[START Supplied material]

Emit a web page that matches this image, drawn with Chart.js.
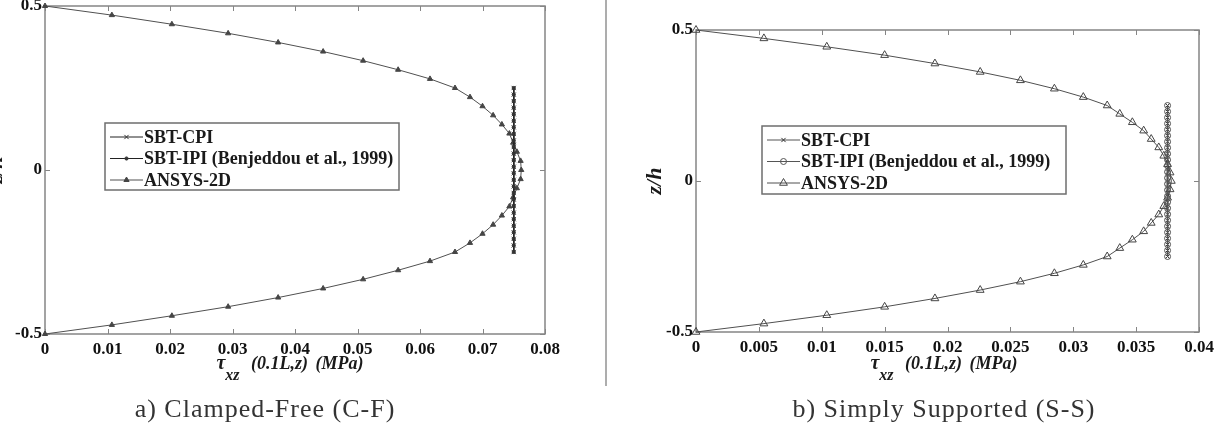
<!DOCTYPE html>
<html>
<head>
<meta charset="utf-8">
<script src="https://cdn.jsdelivr.net/npm/chart.js@4.4.1/dist/chart.umd.min.js"></script>
<style>
  body { margin: 0; width: 1218px; height: 426px; overflow: hidden; background: #fff; position: relative; font-family: "Liberation Serif", serif; }
  .wrap { position: absolute; top: 0; height: 390px; }
  #wrapA { left: -20px; width: 626px; }
  #wrapB { left: 606px; width: 612px; }
  .divider { position: absolute; left: 605px; top: 0; width: 2px; height: 386px; background: #adadad; }
  .xtitle { position: absolute; top: 351px; font-family: "Liberation Serif", serif; font-style: italic; font-weight: bold; font-size: 18px; word-spacing: 3px; transform: translateX(-50%); white-space: nowrap; color: #1a1a1a; }
  .xtitle .tau { font-size: 20px; }
  .xtitle sub { font-size: 16px; vertical-align: -11px; margin-right: 4px; }
  .caption { position: absolute; top: 394px; font-family: "Liberation Serif", serif; font-size: 26px; letter-spacing: 1px; transform: translateX(-50%); white-space: nowrap; color: #333; }
</style>
</head>
<body>
<div class="wrap" id="wrapA"><canvas id="chartA"></canvas></div>
<div class="divider"></div>
<div class="wrap" id="wrapB"><canvas id="chartB"></canvas></div>
<div class="xtitle" style="left:290px"><span class="tau">τ</span><sub>xz</sub> (0.1L,z) (MPa)</div>
<div class="xtitle" style="left:944px"><span class="tau">τ</span><sub>xz</sub> (0.1L,z) (MPa)</div>
<div class="caption" style="left:265px">a) Clamped-Free (C-F)</div>
<div class="caption" style="left:944px">b) Simply Supported (S-S)</div>

<script>
'use strict';

// DATA
// z/h positions of the ANSYS-2D points (through the whole thickness)
const zFull = [0.5, 0.4722, 0.4444, 0.4167, 0.3889, 0.3611, 0.3333, 0.3056, 0.2778, 0.25,
  0.2222, 0.1944, 0.1667, 0.1389, 0.1111, 0.0833, 0.0556, 0.0278, 0,
  -0.0278, -0.0556, -0.0833, -0.1111, -0.1389, -0.1667, -0.1944, -0.2222, -0.25,
  -0.2778, -0.3056, -0.3333, -0.3611, -0.3889, -0.4167, -0.4444, -0.4722, -0.5];

// z/h positions of the SBT points (core only)
const zCore = [0.25, 0.23, 0.21, 0.19, 0.17, 0.15, 0.13, 0.11, 0.09, 0.07, 0.05, 0.03, 0.01,
  -0.01, -0.03, -0.05, -0.07, -0.09, -0.11, -0.13, -0.15, -0.17, -0.19, -0.21, -0.23, -0.25];

// a) Clamped-Free
const ansysCF = [0, 0.0107, 0.0203, 0.0293, 0.0373, 0.0445, 0.0509, 0.0565, 0.0616, 0.0656,
  0.0680, 0.0700, 0.0717, 0.0731, 0.0743, 0.0749, 0.0755, 0.0761, 0.0762,
  0.0761, 0.0755, 0.0749, 0.0743, 0.0731, 0.0717, 0.0700, 0.0680, 0.0656,
  0.0616, 0.0565, 0.0509, 0.0445, 0.0373, 0.0293, 0.0203, 0.0107, 0];
const cpiCF = [0.075, 0.075, 0.075, 0.075, 0.075, 0.075, 0.075, 0.075, 0.075, 0.075, 0.075, 0.075, 0.075,
  0.075, 0.075, 0.075, 0.075, 0.075, 0.075, 0.075, 0.075, 0.075, 0.075, 0.075, 0.075, 0.075];
const ipiCF = [0.075, 0.075, 0.075, 0.075, 0.075, 0.075, 0.075, 0.075, 0.075, 0.075, 0.075, 0.075, 0.075,
  0.075, 0.075, 0.075, 0.075, 0.075, 0.075, 0.075, 0.075, 0.075, 0.075, 0.075, 0.075, 0.075];

// b) Simply Supported
const ansysSS = [0, 0.0054, 0.0104, 0.0150, 0.0190, 0.0226, 0.0258, 0.0285, 0.0308, 0.0327,
  0.0337, 0.0347, 0.0356, 0.0362, 0.0368, 0.0372, 0.0375, 0.0377, 0.0378,
  0.0377, 0.0375, 0.0372, 0.0368, 0.0362, 0.0356, 0.0347, 0.0337, 0.0327,
  0.0308, 0.0285, 0.0258, 0.0226, 0.0190, 0.0150, 0.0104, 0.0054, 0];
const cpiSS = [0.0375, 0.0375, 0.0375, 0.0375, 0.0375, 0.0375, 0.0375, 0.0375, 0.0375, 0.0375, 0.0375, 0.0375, 0.0375,
  0.0375, 0.0375, 0.0375, 0.0375, 0.0375, 0.0375, 0.0375, 0.0375, 0.0375, 0.0375, 0.0375, 0.0375, 0.0375];
const ipiSS = [0.0375, 0.0375, 0.0375, 0.0375, 0.0375, 0.0375, 0.0375, 0.0375, 0.0375, 0.0375, 0.0375, 0.0375, 0.0375,
  0.0375, 0.0375, 0.0375, 0.0375, 0.0375, 0.0375, 0.0375, 0.0375, 0.0375, 0.0375, 0.0375, 0.0375, 0.0375];

// tick labels
const xTicksCF = [0, 0.01, 0.02, 0.03, 0.04, 0.05, 0.06, 0.07, 0.08];
const xTicksSS = [0, 0.005, 0.01, 0.015, 0.02, 0.025, 0.03, 0.035, 0.04];
const zTicks = [-0.5, 0, 0.5];

const seriesNames = ['SBT-CPI', 'SBT-IPI (Benjeddou et al., 1999)', 'ANSYS-2D'];

// FUNCTIONS

function toPoints(xs, zs) {
  return xs.map((v, i) => ({ x: v, y: zs[i] }));
}

// box round the plot with the ticks pointing inwards (matlab style)
const frameTicks = {
  id: 'frameTicks',
  beforeDatasetsDraw(chart) {
    const { ctx, chartArea: a, scales } = chart;
    const len = 5;
    ctx.save();
    ctx.strokeStyle = '#858585';
    ctx.lineWidth = 1.5;
    ctx.strokeRect(a.left, a.top, a.right - a.left, a.bottom - a.top);
    ctx.lineWidth = 1;
    ctx.beginPath();
    scales.x.ticks.forEach(t => {
      const px = Math.round(scales.x.getPixelForValue(t.value)) + 0.5;
      ctx.moveTo(px, a.bottom); ctx.lineTo(px, a.bottom - len);
      ctx.moveTo(px, a.top); ctx.lineTo(px, a.top + len);
    });
    scales.y.ticks.forEach(t => {
      const py = Math.round(scales.y.getPixelForValue(t.value)) + 0.5;
      ctx.moveTo(a.left, py); ctx.lineTo(a.left + len, py);
      ctx.moveTo(a.right, py); ctx.lineTo(a.right - len, py);
    });
    ctx.stroke();
    ctx.restore();
  }
};

// legend in a box inside the plot
const boxLegend = {
  id: 'boxLegend',
  afterDraw(chart, args, opts) {
    const { ctx } = chart;
    ctx.save();
    ctx.fillStyle = '#fff';
    ctx.fillRect(opts.x, opts.y, opts.w, opts.h);
    ctx.strokeStyle = '#6e6e6e';
    ctx.lineWidth = 1.5;
    ctx.strokeRect(opts.x, opts.y, opts.w, opts.h);
    ctx.font = 'bold 18px "Liberation Serif"';
    ctx.textBaseline = 'middle';
    chart.data.datasets.forEach((ds, i) => {
      const cy = opts.y + 14 + i * 21.5;
      const x0 = opts.x + 5;
      const x1 = opts.x + 38;
      ctx.strokeStyle = ds.borderColor;
      ctx.lineWidth = 1;
      ctx.beginPath();
      ctx.moveTo(x0, cy); ctx.lineTo(x1, cy);
      ctx.stroke();
      ctx.fillStyle = ds.pointBackgroundColor;
      ctx.strokeStyle = ds.pointBorderColor;
      Chart.helpers.drawPoint(ctx, {
        pointStyle: ds.pointStyle, rotation: 0,
        radius: ds.pointRadius, borderWidth: 1
      }, (x0 + x1) / 2, cy);
      ctx.fillStyle = '#1a1a1a';
      ctx.fillText(ds.label, opts.x + 39, cy + 1);
    });
    ctx.restore();
  }
};

function makeChart(id, p) {
  const tickFont = { family: 'Liberation Serif', weight: 'bold', size: 17 };
  return new Chart(document.getElementById(id), {
    type: 'scatter',
    data: {
      datasets: [
        {
          label: seriesNames[0],
          data: toPoints(p.cpi, zCore),
          showLine: true, clip: false, order: 1,
          borderColor: p.coreLine, borderWidth: p.coreWidth,
          pointStyle: 'crossRot', pointRadius: 3,
          pointBorderColor: p.cpiColor, pointBackgroundColor: p.cpiColor, pointBorderWidth: 1
        },
        {
          label: seriesNames[1],
          data: toPoints(p.ipi, zCore),
          showLine: true, clip: false, order: 0,
          borderColor: p.coreLine, borderWidth: p.coreWidth,
          pointStyle: 'circle', pointRadius: p.ipiRadius,
          pointBorderColor: p.ipiBorder, pointBackgroundColor: p.ipiFill, pointBorderWidth: 1
        },
        {
          label: seriesNames[2],
          data: toPoints(p.ansys, zFull),
          showLine: true, clip: false, order: 2,
          borderColor: '#505050', borderWidth: 1,
          pointStyle: 'triangle', pointRadius: p.triRadius,
          pointBorderColor: '#454545', pointBackgroundColor: p.triFill, pointBorderWidth: 1
        }
      ]
    },
    options: {
      animation: false,
      responsive: true,
      maintainAspectRatio: false,
      layout: { padding: { top: p.padTop, right: p.padRight, left: 0, bottom: 0 } },
      scales: {
        x: {
          type: 'linear', min: p.xMin, max: p.xMax,
          grid: { display: false, drawTicks: false }, border: { display: false },
          afterBuildTicks: s => { s.ticks = p.xTicks.map(v => ({ value: v })); },
          afterFit: s => { s.height = p.xHeight; s.paddingLeft = 0; s.paddingRight = 0; },
          ticks: { autoSkip: false, maxRotation: 0, padding: 5, color: '#111', font: tickFont, callback: v => String(v) }
        },
        y: {
          type: 'linear', min: -0.5, max: 0.5,
          grid: { display: false, drawTicks: false }, border: { display: false },
          afterBuildTicks: s => { s.ticks = zTicks.map(v => ({ value: v })); },
          afterFit: s => { s.width = p.yWidth; s.paddingTop = 0; s.paddingBottom = 0; },
          ticks: { autoSkip: false, padding: 3, color: '#111', font: tickFont, callback: v => String(v) },
          title: {
            display: true, text: 'z/h', color: '#1a1a1a',
            font: { family: 'Liberation Serif', weight: 'bold', style: 'italic', size: 22 },
            padding: { top: p.titlePad, bottom: 0 }
          }
        }
      },
      plugins: {
        legend: { display: false },
        tooltip: { enabled: false },
        boxLegend: p.legend
      }
    },
    plugins: [frameTicks, boxLegend]
  });
}

// EXECUTABLE CODE

makeChart('chartA', {
  ansys: ansysCF, cpi: cpiCF, ipi: ipiCF,
  xMin: 0, xMax: 0.08, xTicks: xTicksCF,
  padTop: 6, padRight: 61, xHeight: 56, yWidth: 65, titlePad: 3,
  coreLine: '#222', coreWidth: 1.5,
  cpiColor: '#333', ipiRadius: 1.6, ipiBorder: '#333', ipiFill: '#333',
  triRadius: 3, triFill: '#454545',
  legend: { x: 125, y: 123, w: 294, h: 67 }
});

makeChart('chartB', {
  ansys: ansysSS, cpi: cpiSS, ipi: ipiSS,
  xMin: 0, xMax: 0.04, xTicks: xTicksSS,
  padTop: 30, padRight: 19, xHeight: 58, yWidth: 90, titlePad: 36,
  coreLine: '#555', coreWidth: 1,
  cpiColor: '#333', ipiRadius: 3, ipiBorder: '#555', ipiFill: 'rgba(255,255,255,0)',
  triRadius: 4.5, triFill: 'rgba(255,255,255,0)',
  legend: { x: 156, y: 126, w: 304, h: 68 }
});
</script>
</body>
</html>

[END Supplied material]

- _Instructions for the task_
Copy out every line holding the string "with".

- _Answer to the problem_
Emit a web page that matches this image, drawn with Chart.js.
// box round the plot with the ticks pointing inwards (matlab style)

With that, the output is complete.